Sql-server – How AlwaysOn Availability Group secondary replica catches up with primary after secondary server long downtime

availability-groupssql server

Can someone point me to the MS article or blog post that explains in details how AlwaysOn Availability Group secondary replica catches up with primary after secondary server long downtime?

I did below tests with AAG (async, manual failover, read-only configuration).
A) Killed secondary instance during continuos insert into primary and started secondary instance few minutes after. AAG dashboard turned into a green almost immediately after secondary restart and started to catch up with primary until number of rows became the same in both instances. No transaction log backup was done.
B) Same as A) but few transaction logs were done from primary during the test.

Questions are:

1) What is the size of log cache/messaging framework etc that are used to keep tran log blocks (which are sent to secondary replica)

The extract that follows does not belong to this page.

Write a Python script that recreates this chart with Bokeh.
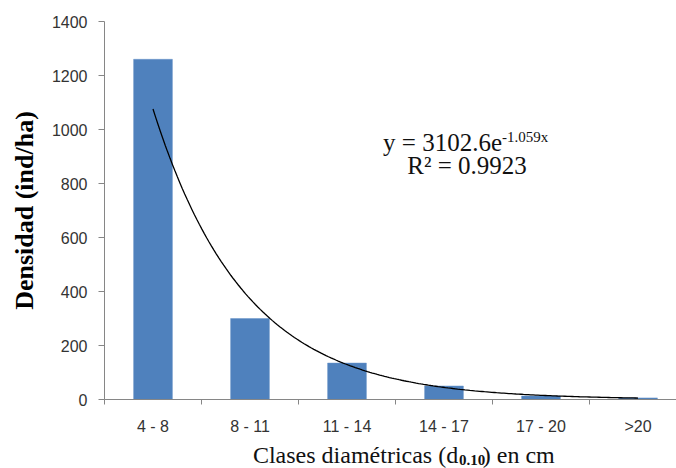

2) Can above structure (log cache/send queue etc – whatever is used as transport for AAG replication) sizes be configured/increased (similar to encrease of tran log backup retention period in log shipping, for example)?

3) As I backed up (truncated) tran log in test B) and secondary replica was syncronised with primary automatically what was used to find row difference between primary and secondary (apparently not tran log as it was truncated) and then bring then in sync?

4) How does this automatic catch up process work and what are its limitations?

Best Answer

If the secondary is up and running, when the log block is flushed to disk (either because it is full or a commit), the record gets pushed to the log writer on the primary and to the log scanner (log reader) process on the primary simultaneously. Then the log scanner communicates with the secondary and the secondary then pulls the transaction from the log scanner on the primary to the secondary and processes the log record. The primary log writer doesn't push transactions across, it just communicates with the secondary, it only does that to see if it is up so that it knows it doesn't have to mark the replica as NOT SYNCRONIZED.

When the secondary is not up, then the log writer cant communicate with the secondary so it marks it as NOT SYNCHRONIZED and stores the records in the tran log on the primary. If you look at sys.databases.log_reuse_wait_desc column it should show AVAILABILITY_REPLICA which means the primary is hanging on to all the records.

Once the secondary is up, it will communicate with the primary to request a log scan, it then processes the transactions and communicates with the primary using progress messages to indicate the hardened LSN, presumably the primary is then adjusting its MinLSN, which in turn means the records prior to MinLSN will get deleted as checkpoints happen and hence VLFs will get truncated releasing space when you do a log backup.

But yes short answer is, if your secondary is down you need as big a log file as you need for as long as it is down. Once it is backup and synched at some time you may need to remove the db from the always on group to shrink the log if it is humungous and you dont want it that big.